Saturday, May 05, 2007

Shared joy is double joy!

The idea is simple: Let's liberate love and joy from the confines of the individual, the couple, and the family, and let's create new forms of shared joy and shared love! Write poetry on post-it notes and stick them up all over town! Steal children's books from your local mega-chain bookstore, and give them out to random kids on the street! Steal food from your local chain supermarket, and give it to the homeless! Let's turn commodities into gifts! Raid some bourgeois suburban gardens for their roses, and walk around the city giving free flowers to all and sundry! It's like the Situationists used to say: "You can't buy happiness, so steal it!" This is true liberation! Liberating commodities from the market and reclaiming the commons! We need a new theory of value too... Capitalism is all about exchange value - the worth of goods and services becomes reducible to its exchange value on the market. Marxists argued against this, in favour of "use value" - that goods and services should be valued according to their utilitarian value, not their exchange value. How boring though!!! Why reduce joy and love and art and beauty to either exchange value OR utilitarianism??? Maybe we can argue for "gift value" as that which enables joy and love and desire to flow and to become COMMON. Let's create a "gift economy", as Marcel Mauss called it! Think for a moment about the joke that is the capitalist "free market". Of course we know that it means freedom for business, not freedom for people.
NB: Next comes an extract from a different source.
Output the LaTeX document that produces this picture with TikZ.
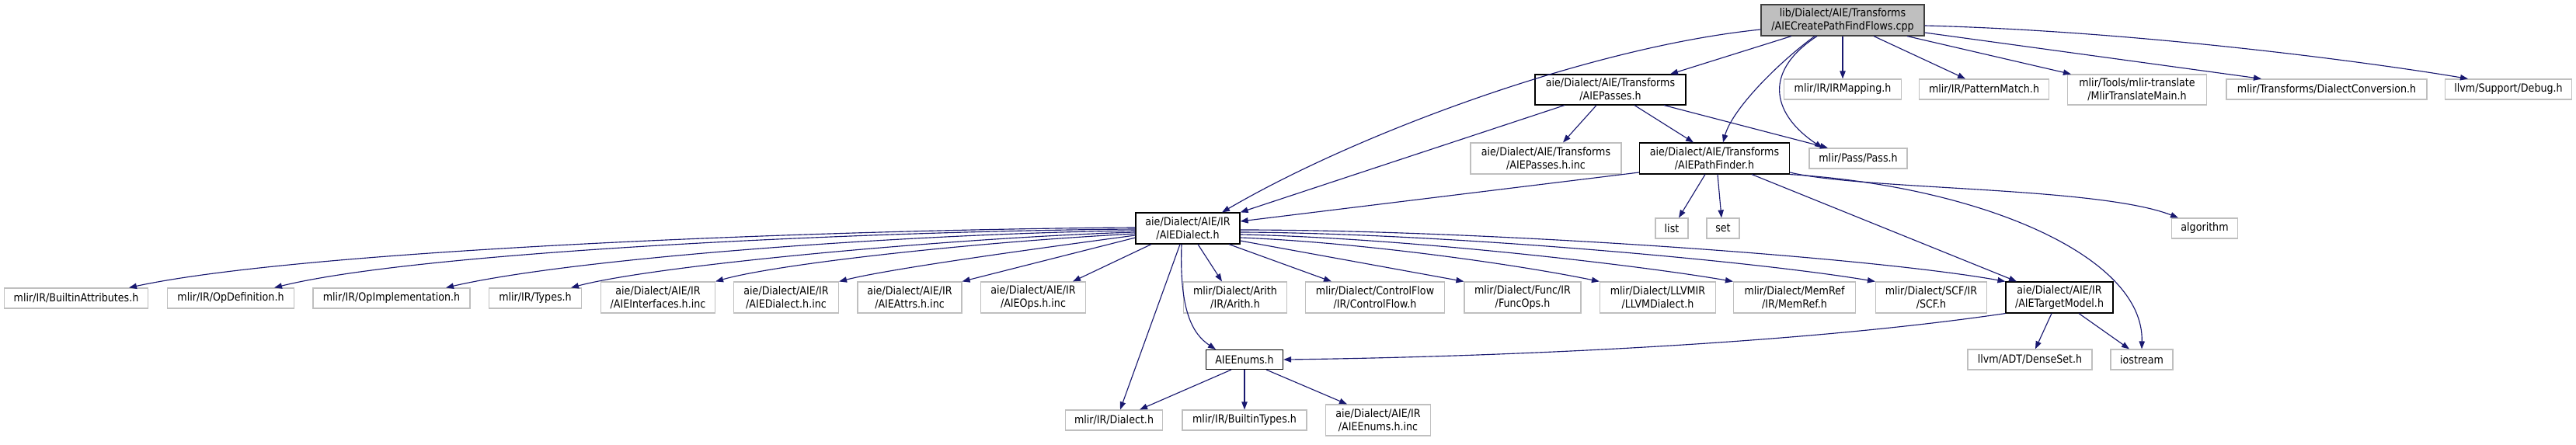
\documentclass[tikz,border=0pt]{standalone}
\usepackage{fontspec}
\setmainfont{DejaVu Sans}[FakeStretch=0.88]
\usetikzlibrary{arrows.meta,calc}
\definecolor{edgec}{HTML}{191970}
\definecolor{gborder}{HTML}{BFBFBF}
\definecolor{rootfill}{HTML}{BFBFBF}
\definecolor{rootborder}{HTML}{404040}
\newcommand\mknode[7]{\node[#6,minimum width=#4*0.75pt,minimum height=#5*0.75pt] (#1) at (#2,#3) {#7};}
\begin{document}
\begin{tikzpicture}[x=0.75pt,y=-0.75pt,
  box/.style={draw=gborder,line width=0.85pt,fill=white,align=center,inner sep=0pt,font=\fontsize{10.8}{12.5}\selectfont},
  lbox/.style={box,draw=black},
  rbox/.style={box,fill=rootfill,draw=rootborder},
  edge/.style={draw=edgec,line width=0.85pt,-{Triangle[length=7.5pt,width=5.5pt]}}]
\fill[white] (0,0) rectangle (3316,573);
\path[use as bounding box] (0,0) rectangle (3316,573);
% nodes
\mknode{root}{2372}{26}{210}{40}{rbox}{lib/Dialect/AIE/Transforms\\/AIECreatePathFindFlows.cpp}
\mknode{apass}{2073}{115.5}{194}{39}{lbox}{aie/Dialect/AIE/Transforms\\/AIEPasses.h}
\mknode{irmap}{2372}{115}{151}{26}{box}{mlir/IR/IRMapping.h}
\mknode{patm}{2554}{115}{167}{26}{box}{mlir/IR/PatternMatch.h}
\mknode{mtm}{2751}{115.5}{179}{39}{box}{mlir/Tools/mlir-translate\\/MlirTranslateMain.h}
\mknode{dconv}{2995}{115}{258}{26}{box}{mlir/Transforms/DialectConversion.h}
\mknode{debug}{3229}{115}{163}{26}{box}{llvm/Support/Debug.h}
\mknode{pinc}{1990}{204}{194}{40}{box}{aie/Dialect/AIE/Transforms\\/AIEPasses.h.inc}
\mknode{pfind}{2207}{204}{193}{40}{lbox}{aie/Dialect/AIE/Transforms\\/AIEPathFinder.h}
\mknode{pass}{2392}{204}{126}{26}{box}{mlir/Pass/Pass.h}
\mknode{list}{2152}{294}{42}{26}{box}{list}
\mknode{set}{2218}{294}{42}{26}{box}{set}
\mknode{algo}{2838}{294}{85}{26}{box}{algorithm}
\mknode{aied}{1529}{294}{134}{40}{lbox}{aie/Dialect/AIE/IR\\/AIEDialect.h}
\mknode{battr}{98}{384}{185}{26}{box}{mlir/IR/BuiltinAttributes.h}
\mknode{opdef}{297}{384}{163}{26}{box}{mlir/IR/OpDefinition.h}
\mknode{opimpl}{504}{384}{202}{26}{box}{mlir/IR/OpImplementation.h}
\mknode{types}{689}{384}{119}{26}{box}{mlir/IR/Types.h}
\mknode{iface}{847}{383}{147}{40}{box}{aie/Dialect/AIE/IR\\/AIEInterfaces.h.inc}
\mknode{dinc}{1012}{383}{135}{40}{box}{aie/Dialect/AIE/IR\\/AIEDialect.h.inc}
\mknode{ainc}{1171}{383}{134}{40}{box}{aie/Dialect/AIE/IR\\/AIEAttrs.h.inc}
\mknode{oinc}{1330}{383}{135}{40}{box}{aie/Dialect/AIE/IR\\/AIEOps.h.inc}
\mknode{arith}{1590}{383}{133}{40}{box}{mlir/Dialect/Arith\\/IR/Arith.h}
\mknode{cflow}{1770}{383}{179}{40}{box}{mlir/Dialect/ControlFlow\\/IR/ControlFlow.h}
\mknode{func}{1960}{383}{150}{40}{box}{mlir/Dialect/Func/IR\\/FuncOps.h}
\mknode{llvm}{2134}{383}{149}{40}{box}{mlir/Dialect/LLVMIR\\/LLVMDialect.h}
\mknode{memref}{2310}{383}{157}{40}{box}{mlir/Dialect/MemRef\\/IR/MemRef.h}
\mknode{scf}{2486}{383}{143}{40}{box}{mlir/Dialect/SCF/IR\\/SCF.h}
\mknode{tmodel}{2651}{383}{138}{40}{lbox}{aie/Dialect/AIE/IR\\/AIETargetModel.h}
\mknode{enums}{1602}{463}{99}{25}{lbox}{AIEEnums.h}
\mknode{dense}{2613}{463}{160}{26}{box}{llvm/ADT/DenseSet.h}
\mknode{ios}{2757}{463}{80}{26}{box}{iostream}
\mknode{dial}{1434}{541}{125}{26}{box}{mlir/IR/Dialect.h}
\mknode{btypes}{1602}{541}{160}{26}{box}{mlir/IR/BuiltinTypes.h}
\mknode{einc}{1774}{541}{135}{40}{box}{aie/Dialect/AIE/IR\\/AIEEnums.h.inc}
% edges from root
\draw[edge] ($(root.west)+(0,12)$) .. controls (2050,60) and (1750,170) .. ($(aied.north)+(44,0)$);
\draw[edge] ($(root.south)+(-66,0)$) -- ($(apass.north)+(77,0)$);
\draw[edge] ($(root.south)+(-36,0)$) .. controls (2290,80) and (2230,140) .. ($(pfind.north)+(11,0)$);
\draw[edge] ($(root.south)+(-33,0)$) .. controls (2265,95) and (2285,150) .. ($(pass.north)+(-46,0)$);
\draw[edge] (root.south) -- (irmap.north);
\draw[edge] ($(root.south)+(40,0)$) -- ($(patm.north)+(-24,0)$);
\draw[edge] ($(root.south)+(83,0)$) -- ($(mtm.north west)+(5,0)$);
\draw[edge] ($(root.east)+(0,16)$) -- ($(dconv.north)+(-84,0)$);
\draw[edge] ($(root.east)+(0,7)$) .. controls (2750,40) and (3050,80) .. ($(debug.north)+(-52,0)$);
% edges from AIEPasses.h
\draw[edge] ($(apass.south)+(-59,0)$) -- (aied.north east);
\draw[edge] ($(apass.south)+(-18,0)$) -- ($(pinc.north)+(22,0)$);
\draw[edge] ($(apass.south)+(31,0)$) -- ($(pfind.north)+(-27,0)$);
\draw[edge] ($(apass.south)+(69,0)$) -- ($(pass.north)+(-39,0)$);
% edges from AIEPathFinder.h
\draw[edge] ($(pfind.west)+(0,18)$) -- ($(aied.east)+(0,-9)$);
\draw[edge] ($(pfind.south)+(-12,0)$) -- ($(list.north)+(9,0)$);
\draw[edge] ($(pfind.south)+(4,0)$) -- ($(set.north)+(-2,0)$);
\draw[edge] ($(pfind.east)+(0,18)$) .. controls (2400,245) and (2700,240) .. ($(algo.north)+(-34,0)$);
\draw[edge] ($(pfind.south)+(48,0)$) -- ($(tmodel.north)+(-55,0)$);
\draw[edge] (pfind.south east) .. controls (2550,240) and (2760,330) .. (ios.north);
% edges from AIEDialect.h
\draw[edge] ($(aied.west)+(0,-1)$) .. controls (1100,295) and (400,320) .. ($(battr.north)+(68,0)$);
\draw[edge] ($(aied.west)+(0,1)$) .. controls (1150,297) and (550,322) .. ($(opdef.north)+(56,0)$);
\draw[edge] ($(aied.west)+(0,3)$) .. controls (1200,300) and (750,330) .. ($(opimpl.north)+(70,0)$);
\draw[edge] ($(aied.west)+(0,5)$) .. controls (1250,305) and (850,340) .. ($(types.north)+(46,0)$);
\draw[edge] ($(aied.west)+(0,7)$) .. controls (1250,312) and (1000,340) .. (iface.north east);
\draw[edge] ($(aied.west)+(0,9)$) .. controls (1350,318) and (1150,345) .. (dinc.north east);
\draw[edge] ($(aied.west)+(0,12)$) -- (ainc.north east);
\draw[edge] ($(aied.south)+(-47,0)$) -- ($(oinc.north)+(51,0)$);
\draw[edge] ($(aied.south)+(-10,0)$) -- ($(dial.north)+(8,0)$);
\draw[edge] ($(aied.south)+(-8,0)$) .. controls (1518,400) and (1535,430) .. ($(enums.north)+(-37,0)$);
\draw[edge] ($(aied.south)+(13,0)$) -- ($(arith.north)+(-17,0)$);
\draw[edge] ($(aied.south)+(53,0)$) -- ($(cflow.north)+(-56,0)$);
\draw[edge] ($(aied.east)+(0,16)$) -- (func.north west);
\draw[edge] ($(aied.east)+(0,12)$) .. controls (1750,312) and (1950,340) .. (llvm.north west);
\draw[edge] ($(aied.east)+(0,8)$) .. controls (1800,306) and (2100,340) .. (memref.north west);
\draw[edge] ($(aied.east)+(0,5)$) .. controls (1850,300) and (2250,335) .. (scf.north west);
\draw[edge] ($(aied.east)+(0,2)$) .. controls (1900,296) and (2400,330) .. (tmodel.north west);
% edges from AIETargetModel.h
\draw[edge] (tmodel.south west) .. controls (2300,445) and (1900,460) .. (enums.east);
\draw[edge] ($(tmodel.south)+(-10,0)$) -- ($(dense.north)+(7,0)$);
\draw[edge] ($(tmodel.south)+(25,0)$) -- ($(ios.north)+(-16,0)$);
% edges from AIEEnums.h
\draw[edge] ($(enums.south)+(-17,0)$) -- ($(dial.north)+(33,0)$);
\draw[edge] (enums.south) -- (btypes.north);
\draw[edge] ($(enums.south)+(28,0)$) -- ($(einc.north)+(-40,0)$);
\end{tikzpicture}
\end{document}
And it is anything but free! Think of all the human and environmental costs! The true "free market" would be the gift economy! The true free society would be a kind of "wiki-society"! A few years ago, I read about an anarchist group in Berlin who used to gather all their unwanted stuff every Christmas, and give it away for free in the centre of Berlin. I thought this was brilliant! It totally challenges the capitalist consumerist orgy that it Christmas, but not in a head-to-head antagonistic way. It redefines the gift in a Maussian sense, and challenges the commoditisation of giving and the way in which this has been institutionalised through Christmas. Love needs to be redefined as LIFE IN COMMON!